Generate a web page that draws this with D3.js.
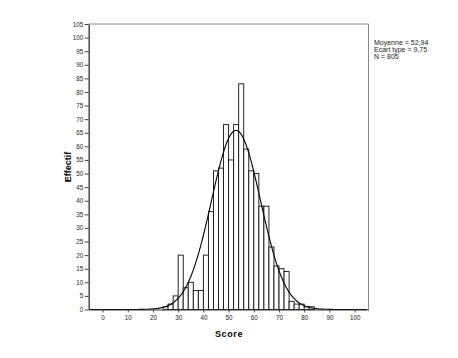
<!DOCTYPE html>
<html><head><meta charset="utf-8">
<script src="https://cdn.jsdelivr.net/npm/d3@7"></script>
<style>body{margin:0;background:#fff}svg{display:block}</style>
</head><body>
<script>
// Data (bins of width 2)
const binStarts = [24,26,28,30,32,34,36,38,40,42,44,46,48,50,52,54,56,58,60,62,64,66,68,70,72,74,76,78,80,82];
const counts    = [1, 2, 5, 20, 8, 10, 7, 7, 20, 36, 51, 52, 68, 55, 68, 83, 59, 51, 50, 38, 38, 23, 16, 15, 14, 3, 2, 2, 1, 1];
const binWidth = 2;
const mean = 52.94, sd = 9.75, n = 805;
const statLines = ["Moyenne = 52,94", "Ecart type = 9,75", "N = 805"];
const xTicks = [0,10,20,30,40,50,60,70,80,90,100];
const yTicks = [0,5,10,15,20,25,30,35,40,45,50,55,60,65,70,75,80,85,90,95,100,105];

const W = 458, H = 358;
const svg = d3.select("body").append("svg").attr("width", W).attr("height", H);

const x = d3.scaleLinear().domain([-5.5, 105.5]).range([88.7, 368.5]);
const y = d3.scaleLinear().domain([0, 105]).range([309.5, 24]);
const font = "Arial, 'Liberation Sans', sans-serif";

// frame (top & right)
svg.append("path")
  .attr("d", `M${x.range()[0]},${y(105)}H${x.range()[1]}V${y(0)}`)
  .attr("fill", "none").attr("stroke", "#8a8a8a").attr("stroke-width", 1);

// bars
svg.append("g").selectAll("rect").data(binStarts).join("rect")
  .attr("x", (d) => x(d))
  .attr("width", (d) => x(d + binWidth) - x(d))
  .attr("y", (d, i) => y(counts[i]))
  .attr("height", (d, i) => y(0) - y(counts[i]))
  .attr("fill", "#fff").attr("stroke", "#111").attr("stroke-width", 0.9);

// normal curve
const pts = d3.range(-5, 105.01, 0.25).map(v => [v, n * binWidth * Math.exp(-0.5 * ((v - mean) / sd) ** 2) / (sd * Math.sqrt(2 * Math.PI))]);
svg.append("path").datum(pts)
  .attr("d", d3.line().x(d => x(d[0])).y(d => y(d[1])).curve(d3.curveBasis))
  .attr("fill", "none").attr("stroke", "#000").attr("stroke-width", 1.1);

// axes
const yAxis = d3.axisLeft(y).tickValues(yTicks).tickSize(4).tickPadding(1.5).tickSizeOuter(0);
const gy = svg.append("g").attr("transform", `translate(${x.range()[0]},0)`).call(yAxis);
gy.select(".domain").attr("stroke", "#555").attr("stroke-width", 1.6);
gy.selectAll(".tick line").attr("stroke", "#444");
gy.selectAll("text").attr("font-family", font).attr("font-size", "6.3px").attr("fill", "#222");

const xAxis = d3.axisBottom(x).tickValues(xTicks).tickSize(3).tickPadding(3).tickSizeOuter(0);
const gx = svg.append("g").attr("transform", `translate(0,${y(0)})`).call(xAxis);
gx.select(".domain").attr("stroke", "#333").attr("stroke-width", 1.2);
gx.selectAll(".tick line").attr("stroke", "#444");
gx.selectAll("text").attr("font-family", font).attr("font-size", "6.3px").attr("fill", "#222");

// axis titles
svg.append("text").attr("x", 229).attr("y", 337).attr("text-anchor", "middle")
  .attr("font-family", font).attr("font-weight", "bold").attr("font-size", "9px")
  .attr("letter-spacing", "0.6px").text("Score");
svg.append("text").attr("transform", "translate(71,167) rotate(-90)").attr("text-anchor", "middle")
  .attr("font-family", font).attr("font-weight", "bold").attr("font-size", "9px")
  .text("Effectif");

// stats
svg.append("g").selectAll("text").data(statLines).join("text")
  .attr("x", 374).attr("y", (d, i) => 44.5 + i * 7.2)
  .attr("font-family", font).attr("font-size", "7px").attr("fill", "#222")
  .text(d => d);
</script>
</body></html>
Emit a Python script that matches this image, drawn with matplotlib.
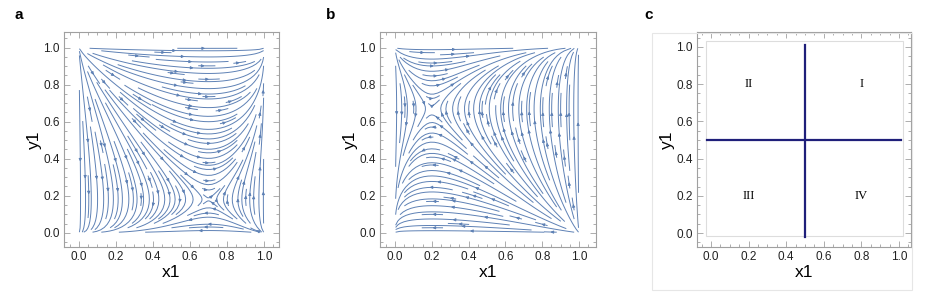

**Written instruction:**
In the copy, include no pictures; restate the listing above exactly.

**Answer:**
Generate a web page that draws this with D3.js.
<!DOCTYPE html>
<html><head><meta charset="utf-8">
<script src="https://cdn.jsdelivr.net/npm/d3@7"></script>
<style>body{margin:0;background:#fff}svg{display:block}</style>
</head><body>
<script>
// Data (bins of width 2)
const binStarts = [24,26,28,30,32,34,36,38,40,42,44,46,48,50,52,54,56,58,60,62,64,66,68,70,72,74,76,78,80,82];
const counts    = [1, 2, 5, 20, 8, 10, 7, 7, 20, 36, 51, 52, 68, 55, 68, 83, 59, 51, 50, 38, 38, 23, 16, 15, 14, 3, 2, 2, 1, 1];
const binWidth = 2;
const mean = 52.94, sd = 9.75, n = 805;
const statLines = ["Moyenne = 52,94", "Ecart type = 9,75", "N = 805"];
const xTicks = [0,10,20,30,40,50,60,70,80,90,100];
const yTicks = [0,5,10,15,20,25,30,35,40,45,50,55,60,65,70,75,80,85,90,95,100,105];

const W = 458, H = 358;
const svg = d3.select("body").append("svg").attr("width", W).attr("height", H);

const x = d3.scaleLinear().domain([-5.5, 105.5]).range([88.7, 368.5]);
const y = d3.scaleLinear().domain([0, 105]).range([309.5, 24]);
const font = "Arial, 'Liberation Sans', sans-serif";

// frame (top & right)
svg.append("path")
  .attr("d", `M${x.range()[0]},${y(105)}H${x.range()[1]}V${y(0)}`)
  .attr("fill", "none").attr("stroke", "#8a8a8a").attr("stroke-width", 1);

// bars
svg.append("g").selectAll("rect").data(binStarts).join("rect")
  .attr("x", (d) => x(d))
  .attr("width", (d) => x(d + binWidth) - x(d))
  .attr("y", (d, i) => y(counts[i]))
  .attr("height", (d, i) => y(0) - y(counts[i]))
  .attr("fill", "#fff").attr("stroke", "#111").attr("stroke-width", 0.9);

// normal curve
const pts = d3.range(-5, 105.01, 0.25).map(v => [v, n * binWidth * Math.exp(-0.5 * ((v - mean) / sd) ** 2) / (sd * Math.sqrt(2 * Math.PI))]);
svg.append("path").datum(pts)
  .attr("d", d3.line().x(d => x(d[0])).y(d => y(d[1])).curve(d3.curveBasis))
  .attr("fill", "none").attr("stroke", "#000").attr("stroke-width", 1.1);

// axes
const yAxis = d3.axisLeft(y).tickValues(yTicks).tickSize(4).tickPadding(1.5).tickSizeOuter(0);
const gy = svg.append("g").attr("transform", `translate(${x.range()[0]},0)`).call(yAxis);
gy.select(".domain").attr("stroke", "#555").attr("stroke-width", 1.6);
gy.selectAll(".tick line").attr("stroke", "#444");
gy.selectAll("text").attr("font-family", font).attr("font-size", "6.3px").attr("fill", "#222");

const xAxis = d3.axisBottom(x).tickValues(xTicks).tickSize(3).tickPadding(3).tickSizeOuter(0);
const gx = svg.append("g").attr("transform", `translate(0,${y(0)})`).call(xAxis);
gx.select(".domain").attr("stroke", "#333").attr("stroke-width", 1.2);
gx.selectAll(".tick line").attr("stroke", "#444");
gx.selectAll("text").attr("font-family", font).attr("font-size", "6.3px").attr("fill", "#222");

// axis titles
svg.append("text").attr("x", 229).attr("y", 337).attr("text-anchor", "middle")
  .attr("font-family", font).attr("font-weight", "bold").attr("font-size", "9px")
  .attr("letter-spacing", "0.6px").text("Score");
svg.append("text").attr("transform", "translate(71,167) rotate(-90)").attr("text-anchor", "middle")
  .attr("font-family", font).attr("font-weight", "bold").attr("font-size", "9px")
  .text("Effectif");

// stats
svg.append("g").selectAll("text").data(statLines).join("text")
  .attr("x", 374).attr("y", (d, i) => 44.5 + i * 7.2)
  .attr("font-family", font).attr("font-size", "7px").attr("fill", "#222")
  .text(d => d);
</script>
</body></html>
Emit a Python script that matches this image, drawn with matplotlib.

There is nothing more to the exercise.